A month or so ago, a good friend gave me a book written by a person I highly respect.

It was a memoir written by Dr. Leighton Ford, brother-in-law of Billy Graham. I still remember Leighton Ford coming to my hometown for a series of meetings when I was in the seventh grade.  I also remember him doing a short devotional on the local news every night that lasted only about 30 seconds but always contained a positive nugget of truth to live by.   

As I read his book, I encountered some life-changing quotes written by some authors of whom I had never heard. Being in the “word business” as a teacher, I’m always looking for quotes and bits of sound advice to share with my students. One such quote made me stop reading and start thinking. Many of my students can read well, but they don’t stop to think about what they’re reading. That’s when I tell them reading is far more than exercising their eyes.

Mary Oliver, an American poet and essayist who died this past year, penned these simple words regarding three basic rules for living one’s life: “Pay attention. Be astonished. Tell about it.”

The first bit of advice is something all teachers have uttered thousands of times: “Pay attention.”

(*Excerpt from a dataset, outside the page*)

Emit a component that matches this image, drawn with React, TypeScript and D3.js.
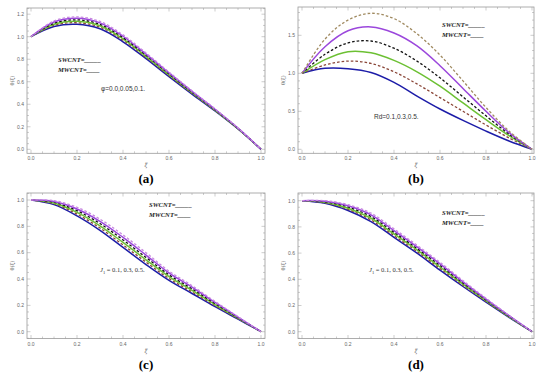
import * as d3 from 'd3';

// xi grid used for every curve
const xi = [0, 0.1, 0.2, 0.3, 0.4, 0.5, 0.6, 0.7, 0.8, 0.9, 1.0];

// (a) phi = 0.0, 0.05, 0.1
const aSw1 = [1.0, 1.09, 1.11, 1.07, 0.955, 0.805, 0.645, 0.49, 0.34, 0.18, 0];
const aMw1 = [1.0, 1.1, 1.124, 1.084, 0.968, 0.816, 0.654, 0.496, 0.344, 0.182, 0];
const aSw2 = [1.0, 1.11, 1.137, 1.097, 0.98, 0.826, 0.662, 0.502, 0.348, 0.184, 0];
const aMw2 = [1.0, 1.12, 1.15, 1.11, 0.992, 0.836, 0.67, 0.508, 0.352, 0.186, 0];
const aSw3 = [1.0, 1.13, 1.163, 1.123, 1.004, 0.846, 0.678, 0.514, 0.356, 0.188, 0];
const aMw3 = [1.0, 1.14, 1.176, 1.136, 1.016, 0.856, 0.686, 0.52, 0.36, 0.19, 0];

// (b) Rd = 0.1, 0.3, 0.5
const bSw1 = [1.0, 1.065, 1.06, 1.01, 0.88, 0.7, 0.53, 0.38, 0.24, 0.11, 0];
const bMw1 = [1.0, 1.11, 1.16, 1.13, 1.02, 0.86, 0.68, 0.5, 0.32, 0.15, 0];
const bSw2 = [1.0, 1.18, 1.285, 1.27, 1.17, 1.02, 0.83, 0.61, 0.39, 0.18, 0];
const bMw2 = [1.0, 1.25, 1.4, 1.425, 1.33, 1.16, 0.94, 0.69, 0.44, 0.2, 0];
const bSw3 = [1.0, 1.35, 1.56, 1.61, 1.53, 1.36, 1.1, 0.8, 0.5, 0.22, 0];
const bMw3 = [1.0, 1.45, 1.7, 1.79, 1.72, 1.52, 1.24, 0.9, 0.55, 0.24, 0];

// (c) J1 = 0.1, 0.3, 0.5
const cSw1 = [1.0, 0.965, 0.88, 0.77, 0.64, 0.51, 0.39, 0.29, 0.19, 0.095, 0];
const cMw1 = [1.0, 0.971, 0.893, 0.787, 0.659, 0.528, 0.404, 0.302, 0.198, 0.099, 0];
const cSw2 = [1.0, 0.977, 0.906, 0.804, 0.678, 0.546, 0.418, 0.314, 0.206, 0.103, 0];
const cMw2 = [1.0, 0.983, 0.919, 0.821, 0.697, 0.564, 0.432, 0.326, 0.214, 0.107, 0];
const cSw3 = [1.0, 0.989, 0.932, 0.838, 0.716, 0.582, 0.446, 0.338, 0.222, 0.111, 0];
const cMw3 = [1.0, 0.995, 0.945, 0.855, 0.735, 0.6, 0.46, 0.35, 0.23, 0.115, 0];

// (d) J1 = 0.1, 0.3, 0.5
const dSw1 = [1.0, 0.98, 0.925, 0.84, 0.72, 0.6, 0.47, 0.345, 0.225, 0.11, 0];
const dMw1 = [1.0, 0.984, 0.934, 0.853, 0.733, 0.612, 0.482, 0.354, 0.231, 0.113, 0];
const dSw2 = [1.0, 0.988, 0.943, 0.866, 0.746, 0.624, 0.494, 0.363, 0.237, 0.116, 0];
const dMw2 = [1.0, 0.992, 0.952, 0.879, 0.759, 0.636, 0.506, 0.372, 0.243, 0.119, 0];
const dSw3 = [1.0, 0.996, 0.961, 0.892, 0.772, 0.648, 0.518, 0.381, 0.249, 0.122, 0];
const dMw3 = [1.0, 1.0, 0.97, 0.905, 0.785, 0.66, 0.53, 0.39, 0.255, 0.125, 0];

const xTicks = [0, 0.2, 0.4, 0.6, 0.8, 1.0];
const yTicksA = [0, 0.2, 0.4, 0.6, 0.8, 1.0, 1.2];
const yTicksB = [0, 0.5, 1.0, 1.5];
const yTicksC = [0, 0.2, 0.4, 0.6, 0.8, 1.0];

const lineColors = ['#1c1ca8', '#8a4638', '#6cc033', '#111111', '#9b47dc', '#c888e0'];
const lineColorsB = ['#1c1ca8', '#8a4638', '#6cc033', '#111111', '#9b47dc', '#a08a60'];

type PanelProps = {
  label: string;
  fx0: number; fx1: number; fy0: number; fy1: number;
  px0: number; px1: number;
  zeroY: number; oneY: number;
  yTicks: number[]; yMinor: number;
  series: number[][];
  colors: string[];
  note: React.ReactNode;
  noteX: number; noteY: number;
  legX: number; legY: number;
};

function Panel(p: PanelProps) {
  const x = d3.scaleLinear().domain([0, 1]).range([p.px0, p.px1]);
  const y = d3.scaleLinear().domain([0, 1]).range([p.zeroY, p.oneY]);
  const line = d3.line<number>()
    .x((_, i) => x(xi[i]))
    .y((d) => y(d))
    .curve(d3.curveCatmullRom);

  const yLo = y.invert(p.fy1);
  const yHi = y.invert(p.fy0);
  const minorX = d3.range(0, 1.0001, 0.05);
  const minorY = d3.range(Math.ceil(yLo / p.yMinor) * p.yMinor, yHi, p.yMinor);
  const grey = '#9a9a9a';

  return (
    <g>
      {/* curves */}
      {p.series.map((s, i) => (
        <path key={i} d={line(s) || ''} fill="none" stroke={p.colors[i]}
          strokeWidth={i % 2 === 0 ? 1.5 : 1.3}
          strokeDasharray={i % 2 === 0 ? undefined : '2.6,2'} />
      ))}
      {/* frame */}
      <rect x={p.fx0} y={p.fy0} width={p.fx1 - p.fx0} height={p.fy1 - p.fy0}
        fill="none" stroke={grey} strokeWidth={0.8} />
      {minorX.map((t, i) => {
        const major = xTicks.some((m) => Math.abs(m - t) < 1e-6);
        const len = major ? 3.5 : 2;
        return (
          <g key={'x' + i} stroke={grey} strokeWidth={0.5}>
            <line x1={x(t)} x2={x(t)} y1={p.fy1} y2={p.fy1 - len} />
            <line x1={x(t)} x2={x(t)} y1={p.fy0} y2={p.fy0 + len} />
          </g>
        );
      })}
      {minorY.map((t, i) => {
        const major = p.yTicks.some((m) => Math.abs(m - t) < 1e-6);
        const len = major ? 3.5 : 2;
        return (
          <g key={'y' + i} stroke={grey} strokeWidth={0.5}>
            <line x1={p.fx0} x2={p.fx0 + len} y1={y(t)} y2={y(t)} />
            <line x1={p.fx1} x2={p.fx1 - len} y1={y(t)} y2={y(t)} />
          </g>
        );
      })}
      {xTicks.map((t) => (
        <text key={'xl' + t} x={x(t)} y={p.fy1 + 7} fontSize={5} fill="#666"
          textAnchor="middle" fontFamily="Liberation Sans, Arial">{t.toFixed(1)}</text>
      ))}
      {p.yTicks.map((t) => (
        <text key={'yl' + t} x={p.fx0 - 3} y={y(t) + 1.8} fontSize={5} fill="#666"
          textAnchor="end" fontFamily="Liberation Sans, Arial">{t.toFixed(1)}</text>
      ))}
      {/* axis labels */}
      <text x={(p.fx0 + p.fx1) / 2} y={p.fy1 + 14} fontSize={5.5} fill="#666"
        textAnchor="middle" fontFamily="DejaVu Serif" fontStyle="italic">ξ</text>
      <text transform={`translate(${p.fx0 - 13},${(p.fy0 + p.fy1) / 2}) rotate(-90)`}
        fontSize={5} fill="#666" textAnchor="middle" fontFamily="DejaVu Serif">θ(ξ)</text>
      {/* legend */}
      <g fontFamily="Liberation Serif, Times New Roman" fontStyle="italic" fontWeight="bold"
        fontSize={6.6} fill="#222">
        <text x={p.legX} y={p.legY}>SWCNT=_____</text>
        <text x={p.legX} y={p.legY + 9.5}>MWCNT=____</text>
      </g>
      <text x={p.noteX} y={p.noteY} fontSize={6.5} fill="#333"
        fontFamily="Liberation Sans, Arial">{p.note}</text>
      <text x={(p.fx0 + p.fx1) / 2} y={p.fy1 + 30} fontSize={13} fontWeight="bold"
        textAnchor="middle" fontFamily="Liberation Serif, Times New Roman" fill="#000">{p.label}</text>
    </g>
  );
}

export default function App() {
  const jNote = (
    <tspan fontFamily="Liberation Serif, Times New Roman">
      <tspan fontStyle="italic">J</tspan>
      <tspan fontSize={4.5} dy={1.5}>1</tspan>
      <tspan dy={-1.5}> = 0.1, 0.3, 0.5.</tspan>
    </tspan>
  );
  return (
    <svg width={550} height={379} style={{ position: 'absolute', left: 0, top: 0, background: '#fff' }}>
      <rect width={550} height={379} fill="#fff" />
      <Panel label="(a)" fx0={27} fx1={265} fy0={8} fy1={153.3} px0={31} px1={261}
        zeroY={149.3} oneY={36.7} yTicks={yTicksA} yMinor={0.05}
        series={[aSw1, aMw1, aSw2, aMw2, aSw3, aMw3]} colors={lineColors}
        note="φ=0.0,0.05,0.1." noteX={101} noteY={91} legX={58} legY={62} />
      <Panel label="(b)" fx0={298} fx1={534} fy0={7} fy1={153.3} px0={302} px1={532}
        zeroY={149.3} oneY={73.3} yTicks={yTicksB} yMinor={0.1}
        series={[bSw1, bMw1, bSw2, bMw2, bSw3, bMw3]} colors={lineColorsB}
        note="Rd=0.1,0.3,0.5." noteX={374} noteY={119} legX={442} legY={27} />
      <Panel label="(c)" fx0={27} fx1={265} fy0={193} fy1={338.5} px0={31} px1={261}
        zeroY={331.7} oneY={200} yTicks={yTicksC} yMinor={0.05}
        series={[cSw1, cMw1, cSw2, cMw2, cSw3, cMw3]} colors={lineColors}
        note={jNote} noteX={100} noteY={272} legX={149} legY={207} />
      <Panel label="(d)" fx0={298} fx1={534} fy0={193} fy1={338.5} px0={302} px1={532}
        zeroY={331.7} oneY={200.7} yTicks={yTicksC} yMinor={0.05}
        series={[dSw1, dMw1, dSw2, dMw2, dSw3, dMw3]} colors={lineColors}
        note={jNote} noteX={369} noteY={272} legX={442} legY={215} />
    </svg>
  );
}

But paying attention is really just the beginning. Paying attention to our lives can effectively open up the door to being astonished. When I go to a high school football game, I pay attention because I’m interested in what’s happening on the field. I’m also amazed and astonished by some of the miraculous plays my kids make during the game. I’m also astonished by the creativity and athletic ability of the cheerleaders and the unhindered school spirit displayed by the band.

Being astonished makes me want to tell someone about it, so I might text my wife about a kid who plays with his whole heart every week and who scores his first touchdown of the season in his final game as a senior. I also text her the score, whether we’re winning or not. She cares because she knows how much I do.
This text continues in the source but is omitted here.